- _WHAT YOU WILL DO_: Show all lines holding the string "standalone".

RECORDED INFORMATION start

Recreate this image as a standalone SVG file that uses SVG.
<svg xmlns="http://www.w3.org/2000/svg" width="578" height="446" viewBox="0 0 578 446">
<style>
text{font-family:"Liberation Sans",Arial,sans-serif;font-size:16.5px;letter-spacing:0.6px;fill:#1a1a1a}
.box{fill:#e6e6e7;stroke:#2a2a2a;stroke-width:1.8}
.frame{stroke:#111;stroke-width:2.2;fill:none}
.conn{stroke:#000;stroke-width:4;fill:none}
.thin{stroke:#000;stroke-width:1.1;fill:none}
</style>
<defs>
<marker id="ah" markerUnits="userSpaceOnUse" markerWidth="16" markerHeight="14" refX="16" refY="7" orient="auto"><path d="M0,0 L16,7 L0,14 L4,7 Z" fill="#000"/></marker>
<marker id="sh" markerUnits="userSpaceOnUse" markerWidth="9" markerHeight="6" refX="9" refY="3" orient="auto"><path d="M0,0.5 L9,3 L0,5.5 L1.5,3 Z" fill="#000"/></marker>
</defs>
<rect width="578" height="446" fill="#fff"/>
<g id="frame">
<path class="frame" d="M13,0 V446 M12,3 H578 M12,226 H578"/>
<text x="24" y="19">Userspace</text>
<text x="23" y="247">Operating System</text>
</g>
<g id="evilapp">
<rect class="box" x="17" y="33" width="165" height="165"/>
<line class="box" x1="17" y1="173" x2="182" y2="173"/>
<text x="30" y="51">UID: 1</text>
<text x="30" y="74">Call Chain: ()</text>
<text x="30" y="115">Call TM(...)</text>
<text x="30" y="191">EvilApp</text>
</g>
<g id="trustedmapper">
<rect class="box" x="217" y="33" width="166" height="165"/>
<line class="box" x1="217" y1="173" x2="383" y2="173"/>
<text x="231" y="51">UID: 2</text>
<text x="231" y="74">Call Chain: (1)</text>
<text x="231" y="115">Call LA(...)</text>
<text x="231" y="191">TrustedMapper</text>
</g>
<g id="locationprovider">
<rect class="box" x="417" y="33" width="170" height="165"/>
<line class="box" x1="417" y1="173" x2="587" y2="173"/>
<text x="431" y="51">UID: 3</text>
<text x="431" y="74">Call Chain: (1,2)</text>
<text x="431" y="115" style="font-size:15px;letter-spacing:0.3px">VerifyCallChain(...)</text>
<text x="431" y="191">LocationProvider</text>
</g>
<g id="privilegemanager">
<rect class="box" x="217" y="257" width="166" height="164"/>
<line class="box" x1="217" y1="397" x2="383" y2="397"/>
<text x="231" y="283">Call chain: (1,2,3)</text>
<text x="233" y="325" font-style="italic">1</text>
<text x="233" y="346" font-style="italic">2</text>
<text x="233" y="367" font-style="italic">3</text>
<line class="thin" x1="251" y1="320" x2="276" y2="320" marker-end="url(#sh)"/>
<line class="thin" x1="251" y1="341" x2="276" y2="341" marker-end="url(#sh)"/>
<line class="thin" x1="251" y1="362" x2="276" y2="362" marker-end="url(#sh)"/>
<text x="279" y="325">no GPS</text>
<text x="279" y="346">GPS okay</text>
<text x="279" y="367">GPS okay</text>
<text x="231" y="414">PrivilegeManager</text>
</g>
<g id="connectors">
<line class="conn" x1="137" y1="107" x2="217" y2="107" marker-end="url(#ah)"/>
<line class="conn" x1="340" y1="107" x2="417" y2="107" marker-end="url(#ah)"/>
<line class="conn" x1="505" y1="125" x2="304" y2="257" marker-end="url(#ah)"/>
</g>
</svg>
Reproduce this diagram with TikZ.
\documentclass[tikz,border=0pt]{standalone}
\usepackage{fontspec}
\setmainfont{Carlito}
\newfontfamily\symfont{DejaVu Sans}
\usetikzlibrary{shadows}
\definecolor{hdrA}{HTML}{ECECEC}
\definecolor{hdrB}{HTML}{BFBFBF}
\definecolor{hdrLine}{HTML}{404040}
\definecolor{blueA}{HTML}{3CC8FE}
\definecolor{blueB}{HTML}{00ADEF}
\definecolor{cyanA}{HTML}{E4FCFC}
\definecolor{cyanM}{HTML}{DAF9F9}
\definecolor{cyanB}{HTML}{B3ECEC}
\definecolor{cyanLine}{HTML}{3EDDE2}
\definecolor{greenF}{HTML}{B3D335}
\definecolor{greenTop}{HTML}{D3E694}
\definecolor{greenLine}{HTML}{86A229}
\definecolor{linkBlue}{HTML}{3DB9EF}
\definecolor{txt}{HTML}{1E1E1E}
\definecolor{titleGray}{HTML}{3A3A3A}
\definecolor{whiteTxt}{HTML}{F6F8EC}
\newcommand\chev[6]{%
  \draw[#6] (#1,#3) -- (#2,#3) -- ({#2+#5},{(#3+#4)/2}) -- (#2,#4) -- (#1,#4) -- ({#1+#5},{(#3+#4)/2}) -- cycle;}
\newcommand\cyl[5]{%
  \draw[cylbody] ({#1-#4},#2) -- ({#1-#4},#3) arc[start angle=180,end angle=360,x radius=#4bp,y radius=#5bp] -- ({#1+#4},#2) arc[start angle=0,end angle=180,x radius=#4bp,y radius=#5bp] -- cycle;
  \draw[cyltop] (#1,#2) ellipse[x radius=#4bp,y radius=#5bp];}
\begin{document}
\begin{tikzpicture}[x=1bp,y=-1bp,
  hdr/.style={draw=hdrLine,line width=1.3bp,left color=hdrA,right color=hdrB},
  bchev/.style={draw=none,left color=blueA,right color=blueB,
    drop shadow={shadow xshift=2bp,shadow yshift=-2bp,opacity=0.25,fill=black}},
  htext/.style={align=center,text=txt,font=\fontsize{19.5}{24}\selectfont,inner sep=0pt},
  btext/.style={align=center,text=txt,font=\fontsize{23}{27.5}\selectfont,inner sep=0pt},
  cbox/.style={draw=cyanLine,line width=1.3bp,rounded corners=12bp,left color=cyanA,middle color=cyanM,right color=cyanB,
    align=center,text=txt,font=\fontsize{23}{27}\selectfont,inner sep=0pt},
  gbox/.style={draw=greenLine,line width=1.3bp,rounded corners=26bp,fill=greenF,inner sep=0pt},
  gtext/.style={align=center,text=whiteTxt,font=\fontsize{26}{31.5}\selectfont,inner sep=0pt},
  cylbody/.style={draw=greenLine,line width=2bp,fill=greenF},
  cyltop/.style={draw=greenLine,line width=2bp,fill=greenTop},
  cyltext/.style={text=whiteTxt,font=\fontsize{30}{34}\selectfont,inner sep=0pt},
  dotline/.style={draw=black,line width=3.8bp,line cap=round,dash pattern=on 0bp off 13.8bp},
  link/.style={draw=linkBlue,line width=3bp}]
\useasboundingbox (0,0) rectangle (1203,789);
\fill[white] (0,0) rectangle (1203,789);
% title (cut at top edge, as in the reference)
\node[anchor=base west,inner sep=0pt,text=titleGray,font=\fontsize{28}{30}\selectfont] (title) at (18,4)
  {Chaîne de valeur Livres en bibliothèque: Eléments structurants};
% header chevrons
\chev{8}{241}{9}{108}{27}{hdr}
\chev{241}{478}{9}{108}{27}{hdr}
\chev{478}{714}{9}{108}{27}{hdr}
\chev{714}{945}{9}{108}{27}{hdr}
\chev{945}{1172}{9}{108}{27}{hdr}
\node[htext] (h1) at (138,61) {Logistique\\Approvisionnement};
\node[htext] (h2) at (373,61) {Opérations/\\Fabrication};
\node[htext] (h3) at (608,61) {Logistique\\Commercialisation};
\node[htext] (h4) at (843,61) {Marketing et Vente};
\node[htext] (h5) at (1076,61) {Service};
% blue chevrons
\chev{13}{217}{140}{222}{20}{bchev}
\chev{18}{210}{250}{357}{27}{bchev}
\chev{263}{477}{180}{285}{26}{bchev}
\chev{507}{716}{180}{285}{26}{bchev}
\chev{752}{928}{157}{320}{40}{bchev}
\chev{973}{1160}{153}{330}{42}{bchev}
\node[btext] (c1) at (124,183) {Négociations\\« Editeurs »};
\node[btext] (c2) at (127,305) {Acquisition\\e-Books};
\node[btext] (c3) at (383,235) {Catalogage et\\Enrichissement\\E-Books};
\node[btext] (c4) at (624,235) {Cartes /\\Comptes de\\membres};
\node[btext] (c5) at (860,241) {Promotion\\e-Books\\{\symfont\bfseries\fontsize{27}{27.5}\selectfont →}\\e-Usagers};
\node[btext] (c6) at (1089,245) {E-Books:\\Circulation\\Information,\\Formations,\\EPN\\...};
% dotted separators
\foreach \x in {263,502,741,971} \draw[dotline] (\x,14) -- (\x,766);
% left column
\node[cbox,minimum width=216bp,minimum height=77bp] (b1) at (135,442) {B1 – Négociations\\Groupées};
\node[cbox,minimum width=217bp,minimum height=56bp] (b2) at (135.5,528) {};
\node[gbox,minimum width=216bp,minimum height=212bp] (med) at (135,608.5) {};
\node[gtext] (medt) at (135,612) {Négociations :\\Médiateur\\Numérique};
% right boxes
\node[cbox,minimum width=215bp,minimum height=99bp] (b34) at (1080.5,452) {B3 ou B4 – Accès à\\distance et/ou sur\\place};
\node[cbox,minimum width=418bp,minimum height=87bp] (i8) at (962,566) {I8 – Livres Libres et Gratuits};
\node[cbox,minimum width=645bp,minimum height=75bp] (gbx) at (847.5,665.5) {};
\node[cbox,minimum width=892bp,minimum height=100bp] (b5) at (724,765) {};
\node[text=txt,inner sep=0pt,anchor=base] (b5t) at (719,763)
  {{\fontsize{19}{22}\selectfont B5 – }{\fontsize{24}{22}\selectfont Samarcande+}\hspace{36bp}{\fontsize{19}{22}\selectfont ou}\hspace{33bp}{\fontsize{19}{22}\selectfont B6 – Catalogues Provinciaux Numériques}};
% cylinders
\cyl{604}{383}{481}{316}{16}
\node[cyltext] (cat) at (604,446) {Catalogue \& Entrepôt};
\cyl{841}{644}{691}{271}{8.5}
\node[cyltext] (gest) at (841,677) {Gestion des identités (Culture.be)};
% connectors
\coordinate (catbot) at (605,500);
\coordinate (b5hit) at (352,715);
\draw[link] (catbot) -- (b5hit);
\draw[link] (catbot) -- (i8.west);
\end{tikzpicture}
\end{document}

RECORDED INFORMATION end

- _COMPLETED EXERCISE_:
Recreate this image as a standalone SVG file that uses SVG.
\documentclass[tikz,border=0pt]{standalone}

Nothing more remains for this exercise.